Flags outside the United Nations

The United Nations has hired a new top investment officer to manage the investments of its $54 billion pension fund. The position — officially titled Representative of the Secretary-General for Investments — will be manned by Carol Boykin, who has worked on the investment staff of numerous public pension funds over the last two decades. From Ai-CIO:

As representative of the secretary-general for investments—a role created in March—Carol Boykin will be responsible for overall asset management strategy, policy, and oversight.

She has spent the last several years as president of Bolton Partners Investment Consulting, an independent Baltimore-based benefits practice.
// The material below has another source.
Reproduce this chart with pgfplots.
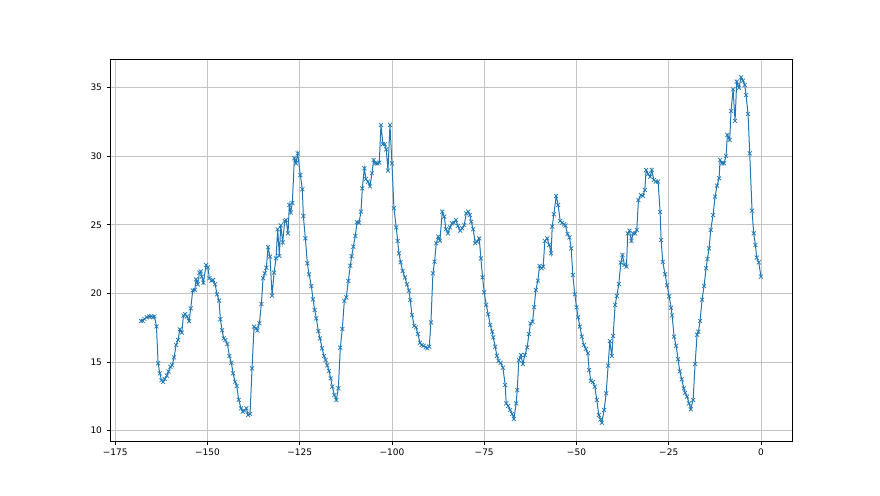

Boykin served as CIO of the Maryland State Retirement and Pension System from 1999 through 2003, before leaving abruptly. She had come to the then-$25.2 billion public fund from Lucent Technologies, where she spent two years as deputy CIO.

She began her career in 1995 at the New York State Teachers’ Retirement System, where she spent three and half years as a securities investment officer.

The UN’s defined benefit fund has a highly complex governance structure and is entirely internally managed.

Carol Boykin’s biography from Bolton Partners’ website reads:

Ms. Boykin is a CFA charterholder, and she is a member of CFA Institute. She is a past president of the Baltimore CFA Society, and she currently serves on their Advisory Board. She holds a Master of Science in Finance from Loyola University Maryland and a Bachelor of Arts in Economics from Emory University.

According to Chief Investment Officer magazine, the United Nations was actively looking to hire a woman or minority to lead the pension fund’s investments.